I’m a big giant fan of Fiona Maazel. Her debut novel Last Last Chance, published by FSG in 2009 is a slithering gem. She writes with a kind of frank modesty, if that makes sense, like a wise old neighbor that isn’t ashamed to tell you when they had their pants pulled down. In her debut, she toggles between a global epidemic story, Christian Fundamentalism and coming of age in the time of barren vaginas. I don’t think Ms. Maazel has ever made me blush more than she has in this story of hers which appears on the Electric Reading: Recommended Reading site today.

I am also a big fan of spying. Listening to other people talk and then writing it down. I often sit in diners and coffee shops and transcribe what I’m hearing and work it into a piece of fiction. Who will know? Nobody, that’s who. This story is bee sting accurate, and should be read twice. Our narrator runs through her past as a linguist in a remote tracking station in Australia. She sits in a common as dirt building listening to satellite transmissions from all over the world. She is the person collecting raw data that will be used to start a war. She is hip to the language that she’s listening to, but in fact, only understands every third word and is going to fill in the blanks.

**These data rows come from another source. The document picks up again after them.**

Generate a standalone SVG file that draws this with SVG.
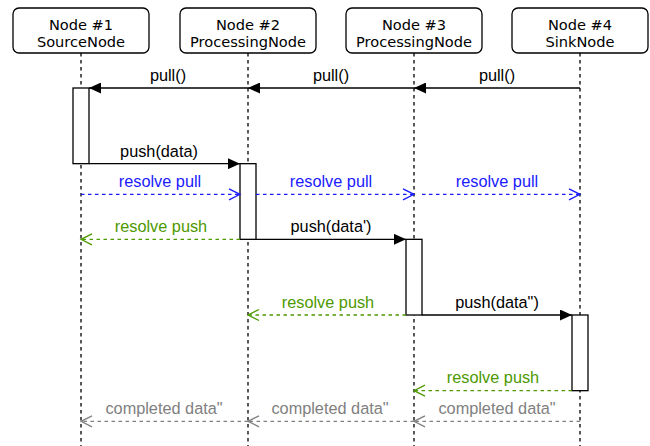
<svg xmlns="http://www.w3.org/2000/svg" width="650" height="446" viewBox="0 0 650 446">
<style>
.box{fill:#fff;stroke:#000;stroke-width:1.3}
.nl{font-family:"DejaVu Sans",Verdana,sans-serif;font-size:14.6px;text-anchor:middle;fill:#000}
.life{stroke:#000;stroke-width:1.3;stroke-dasharray:3.5 3.5;fill:none}
.act{fill:#fff;stroke:#000;stroke-width:1.3}
.msg{stroke:#000;stroke-width:1.3;fill:none;marker-end:url(#fill)}
.rp{stroke:#1a1aff;stroke-width:1.3;stroke-dasharray:3.5 3.5;fill:none;marker-end:url(#openB)}
.rs{stroke:#4d9900;stroke-width:1.3;stroke-dasharray:3.5 3.5;fill:none;marker-end:url(#openG)}
.cd{stroke:#808080;stroke-width:1.3;stroke-dasharray:3.5 3.5;fill:none;marker-end:url(#openK)}
.lb{font-family:"Liberation Sans",Arial,sans-serif;font-size:16.3px;text-anchor:middle;fill:#000}
.lbB{fill:#1a1aff}.lbG{fill:#4d9900}.lbK{fill:#808080}
</style>
<defs>
<marker id="fill" markerUnits="userSpaceOnUse" markerWidth="12" markerHeight="11" viewBox="0 0 12 11" refX="12" refY="5.5" orient="auto"><path d="M0,0 L12,5.5 L0,11 Z" fill="#000"/></marker>
<marker id="openB" markerUnits="userSpaceOnUse" markerWidth="14" markerHeight="14" viewBox="-1 -1 14 14" refX="11" refY="5.5" orient="auto"><path d="M0,0 L11,5.5 L0,11" fill="none" stroke="#1a1aff" stroke-width="1.3"/></marker>
<marker id="openG" markerUnits="userSpaceOnUse" markerWidth="14" markerHeight="14" viewBox="-1 -1 14 14" refX="11" refY="5.5" orient="auto"><path d="M0,0 L11,5.5 L0,11" fill="none" stroke="#4d9900" stroke-width="1.3"/></marker>
<marker id="openK" markerUnits="userSpaceOnUse" markerWidth="14" markerHeight="14" viewBox="-1 -1 14 14" refX="11" refY="5.5" orient="auto"><path d="M0,0 L11,5.5 L0,11" fill="none" stroke="#808080" stroke-width="1.3"/></marker>
</defs>
<g id="node1">
<line class="life" x1="81" y1="53" x2="81" y2="446"/>
<rect class="box" x="13" y="8" width="136" height="45" rx="6"/>
<text class="nl" x="81" y="29.5">Node #1</text>
<text class="nl" x="81" y="46.5">SourceNode</text>
<rect class="act" x="73" y="88" width="16" height="75.67"/>
</g>
<g id="node2">
<line class="life" x1="248" y1="53" x2="248" y2="446"/>
<rect class="box" x="180" y="8" width="136" height="45" rx="6"/>
<text class="nl" x="248" y="29.5">Node #2</text>
<text class="nl" x="248" y="46.5">ProcessingNode</text>
<rect class="act" x="240" y="163.67" width="16" height="75.67"/>
</g>
<g id="node3">
<line class="life" x1="414" y1="53" x2="414" y2="446"/>
<rect class="box" x="346" y="8" width="136" height="45" rx="6"/>
<text class="nl" x="414" y="29.5">Node #3</text>
<text class="nl" x="414" y="46.5">ProcessingNode</text>
<rect class="act" x="406" y="239.33" width="16" height="75.67"/>
</g>
<g id="node4">
<line class="life" x1="580" y1="53" x2="580" y2="446"/>
<rect class="box" x="512" y="8" width="136" height="45" rx="6"/>
<text class="nl" x="580" y="29.5">Node #4</text>
<text class="nl" x="580" y="46.5">SinkNode</text>
<rect class="act" x="572" y="315" width="16" height="75.67"/>
</g>
<g id="connectors">
<line class="msg" x1="580" y1="88" x2="414" y2="88"/>
<line class="msg" x1="414" y1="88" x2="248" y2="88"/>
<line class="msg" x1="248" y1="88" x2="89" y2="88"/>
<text class="lb" x="497" y="81">pull()</text>
<text class="lb" x="331" y="81">pull()</text>
<text class="lb" x="168" y="81">pull()</text>
<line class="msg" x1="89" y1="163.67" x2="240" y2="163.67"/>
<text class="lb" x="159" y="156.5">push(data)</text>
<line class="rp" x1="81" y1="194.33" x2="240" y2="194.33"/>
<line class="rp" x1="256" y1="194.33" x2="414" y2="194.33"/>
<line class="rp" x1="422" y1="194.33" x2="580" y2="194.33"/>
<text class="lb lbB" x="160" y="187">resolve pull</text>
<text class="lb lbB" x="331" y="187">resolve pull</text>
<text class="lb lbB" x="497" y="187">resolve pull</text>
<line class="rs" x1="240" y1="239.33" x2="81" y2="239.33"/>
<text class="lb lbG" x="161" y="232">resolve push</text>
<line class="msg" x1="256" y1="239.33" x2="406" y2="239.33"/>
<text class="lb" x="331" y="232">push(data')</text>
<line class="rs" x1="406" y1="315" x2="248" y2="315"/>
<text class="lb lbG" x="328" y="307.5">resolve push</text>
<line class="msg" x1="422" y1="315" x2="572" y2="315"/>
<text class="lb" x="497" y="307.5">push(data")</text>
<line class="rs" x1="572" y1="390.67" x2="414" y2="390.67"/>
<text class="lb lbG" x="493" y="383">resolve push</text>
<line class="cd" x1="580" y1="421.33" x2="414" y2="421.33"/>
<line class="cd" x1="414" y1="421.33" x2="248" y2="421.33"/>
<line class="cd" x1="248" y1="421.33" x2="81" y2="421.33"/>
<text class="lb lbK" x="497" y="414">completed data"</text>
<text class="lb lbK" x="330" y="414">completed data"</text>
<text class="lb lbK" x="164" y="414">completed data"</text>
</g>
</svg>
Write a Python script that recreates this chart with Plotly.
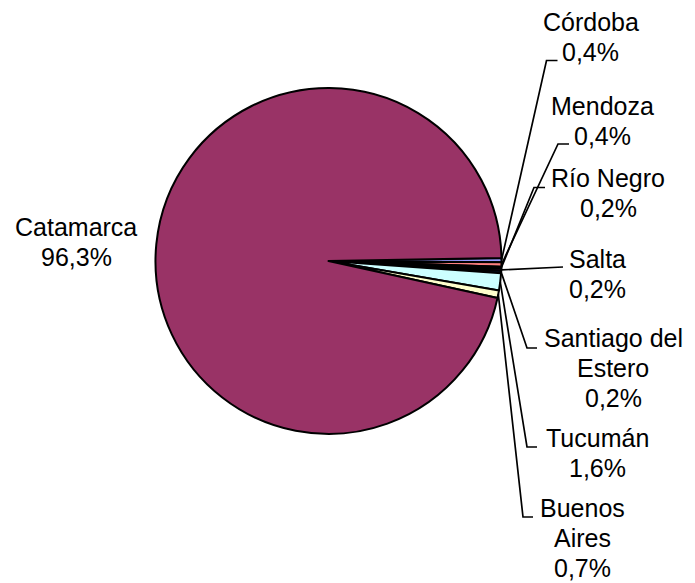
import math
import plotly.graph_objects as go

# ---- data ----
provinces = ["Córdoba", "Mendoza", "Río Negro", "Salta",
             "Santiago del Estero", "Tucumán", "Buenos Aires", "Catamarca"]
shares = [0.4, 0.4, 0.2, 0.2, 0.2, 1.6, 0.7, 96.3]
name_lines = [["Córdoba"], ["Mendoza"], ["Río Negro"], ["Salta"],
              ["Santiago del", "Estero"], ["Tucumán"], ["Buenos", "Aires"], ["Catamarca"]]
colors = ["#9999FF", "#FF8080", "#000080", "#660066", "#003366",
          "#CCFFFF", "#FFFFCC", "#993366"]

# ---- layout constants (page pixels; page body has an 8px margin) ----
OFF = 8
W, H = 695 - OFF, 583 - OFF
CX, CY, R = 328.5, 261.0, 173.0
ROT = 89.0
FS = 25
LS = 29.7
FONT = "Liberation Sans, Arial, sans-serif"

# label placement: center x, first baseline, elbow (x, y), end x  (None => no leader)
label_pos = [
    (590.5, 31, (546.5, 60.5), 557.5),
    (602, 115, (558, 144), 569),
    (608, 187, (534, 187.5), 545),
    (597, 268, (563, 267), 563),
    (613, 347, (527, 348), 537),
    (597, 447, (527, 447), 537),
    (582, 517, (523, 517), 533),
    (76, 236, None, None),
]


def px(x):
    return (x - OFF) / W


def py(y):
    return 1 - (y - OFF) / H


fig = go.Figure(go.Pie(
    labels=provinces, values=shares, sort=False, direction="clockwise",
    rotation=ROT, textinfo="none", hoverinfo="label+percent",
    marker=dict(colors=colors, line=dict(color="black", width=2)),
    domain=dict(x=[px(CX - R), px(CX + R)], y=[py(CY + R), py(CY - R)]),
    showlegend=False,
))

annotations = []
shapes = []
total = sum(shares)
cum = 0.0
for name, lines, val, pos in zip(provinces, name_lines, shares, label_pos):
    mid = ROT + (cum + val / 2) / total * 360.0
    cum += val
    cx_, base1, elbow, endx = pos
    txt = lines + [f"{val:.1f}".replace(".", ",") + "%"]
    for i, t in enumerate(txt):
        base = base1 + i * LS
        annotations.append(dict(
            x=px(cx_), y=py(base - 8.6), xref="paper", yref="paper",
            text=t, showarrow=False, xanchor="center", yanchor="middle",
            font=dict(family=FONT, size=FS, color="black")))
    if elbow is not None:
        rx = CX + R * math.sin(math.radians(mid))
        ry = CY - R * math.cos(math.radians(mid))
        path = (f"M {px(rx)} {py(ry)} L {px(elbow[0])} {py(elbow[1])} "
                f"L {px(endx)} {py(elbow[1])}")
        shapes.append(dict(type="path", xref="paper", yref="paper", path=path,
                           line=dict(color="black", width=1.7)))

fig.update_layout(
    width=W, height=H, margin=dict(l=0, r=0, t=0, b=0),
    paper_bgcolor="white", plot_bgcolor="white",
    annotations=annotations, shapes=shapes,
    font=dict(family=FONT),
)
fig.write_html("out.html")
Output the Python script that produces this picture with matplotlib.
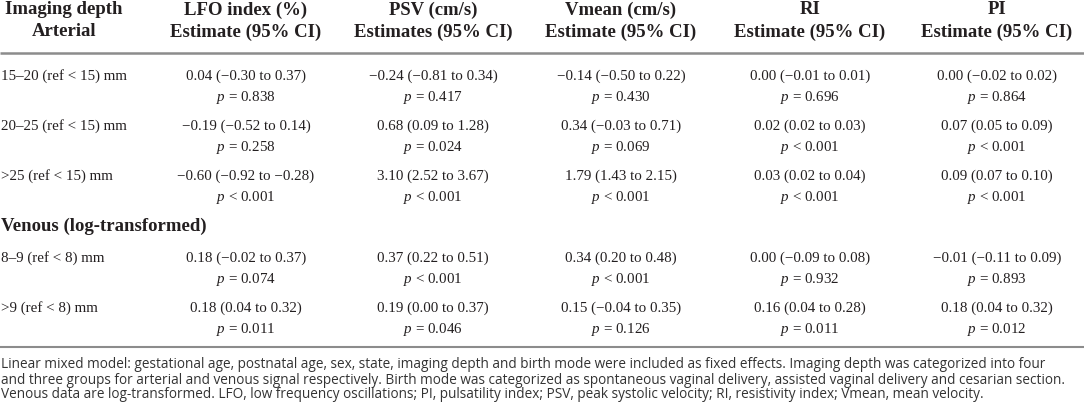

Of course these men and women are lonely, very lonely, and working long hours. So what do you think about when you get lonely? Sex. It doesn’t matter who is around, male or female. By the time things go underground, and my blushing starts, (yours will too) I think it’s safe to say that I really wished Ms. Maazel would write faster, and on a regular basis, at least where I could read her weekly, (maybe she does?).

Next year her second novel will be published by FSG, Woke Up Lonely.